Bruxelles ou l’Europe

Au-delà de l’économie grecque, c’est l’avenir de l’UE qui se joue dans le référendum du 5 juillet.

Michel Soudais  • 30 juin 2015 abonné·es
Bruxelles ou l’Europe
© Photo : THYS / AFP

Les Grecs ne sont pas seuls. À Paris, mais aussi à Londres et dans plusieurs villes d’Europe, des rassemblements de soutien au gouvernement d’Athènes se sont tenus ou sont prévus d’ici au dimanche 5 juillet. Des appels et des pétitions circulent sur Internet, où des visuels montrant les principales figures des créanciers de la Grèce (Juncker, Lagarde, Draghi, Merkel…) barrées d’un grand «  oxi  » (« non » en grec) se partagent. « Manifester notre soutien au peuple grec, qui s’est clairement prononcé le 25 janvier pour refuser l’étranglement des politiques d’austérité, c’est refuser un nouveau déni de démocratie en Europe après ceux rejetant le vote contre le traité constitutionnel européen en France, en Irlande et aux Pays-Bas », écrivent les syndicats CGT, FO, FSU et Solidaires d’Île-de-France, dans un tract appelant à manifester le 2 juillet, à 18 h 30, à la Bastille. On ne peut plus simplement situer l’enjeu de l’affrontement politique entre Athènes et Bruxelles : la démocratie contre l’autoritarisme et l’austérité…

Les eurocrates et leurs choristes ne craignent qu’une chose : la démocratie. Raison pour laquelle les institutions européennes ont été conçues pour s’affranchir de la volonté populaire. « L’action menée au niveau européen permet d’éviter les pressions directes des cycles électoraux nationaux », déclarait en 1999, devant le Parlement européen, Romano Prodi, fraîchement nommé à la tête de la Commission européenne. Plusieurs traités ont depuis considérablement renforcé l’autonomie de la superstructure européenne vis-à-vis des peuples pour le bien desquels elle prétend agir. Oublier cette constante de l’Union européenne ne permet pas de comprendre la violence des réactions suscitées par le choix d’Alexis Tsipras de consulter les Grecs sur les propositions de la troïka (UE, BCE, FMI).

À entendre les dirigeants européens ** et l’immense majorité des médias qui n’ont pas de mots assez durs pour les qualifier, les Grecs seraient responsables de la rupture des négociations. Le Premier ministre grec, dont le parti avait gagné les élections sur un programme anti-austérité et le maintien du pays dans la zone euro, n’avait toutefois pas d’autre choix que de retourner devant les électeurs, après cinq mois de négociations au cours desquelles les créanciers ont durci leurs conditions à chaque concession de son gouvernement.

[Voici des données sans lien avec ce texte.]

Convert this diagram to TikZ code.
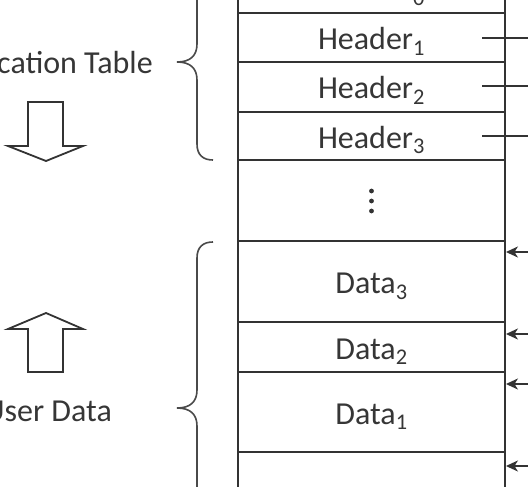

Car l’offre présentée comme « exceptionnellement généreuse » par Angela Merkel, le 26 juin, avait tout d’un marché de dupes. Contre une prolongation jusqu’en novembre du plan d’aide actuel et du versement de 15 milliards, Athènes devait accepter un programme de réformes corrigé en rouge par le FMI. Le gouvernement grec avait interdiction de taxer les hauts revenus et de mettre à contribution les bénéfices des sociétés, mais devait porter la TVA à 23 %, augmenter les cotisations de protection sociale et mettre en œuvre une réforme drastique des retraites. En échange de ce renoncement à ce que Syriza avait constamment défini comme ses lignes rouges, les quatre tranches de versement prévues n’auraient servi qu’à rembourser les prochaines échéances dues aux créanciers. Sans apporter à l’État grec la moindre liquidité. Avec pour toute perspective « une dépression sans fin », selon le mot du prix Nobel d’économie, Joseph Stiglitz.

La question posée dimanche aux Grecs par Alexis Tsipras – soutenu en cela au Parlement par Syriza, l’AN.EL (son allié souverainiste) et les néo-nazis d’Aube dorée, contre le Pasok, les conservateurs de la Nouvelle Démocratie, les libéraux de La Rivière et les communistes du KKE – portait d’abord sur le plan de renflouement des créanciers. Ces derniers, non satisfaits d’exiger une trajectoire budgétaire, veulent dicter les mesures politiques censées y parvenir. Mais en affirmant qu’un « non » au référendum serait un « non à l’Europe », Jean-Claude Juncker, suivi par les dirigeants européens, a implicitement pris le risque d’assimiler l’Europe aux politiques austéritaires, alors que c’est Bruxelles qui est en cause.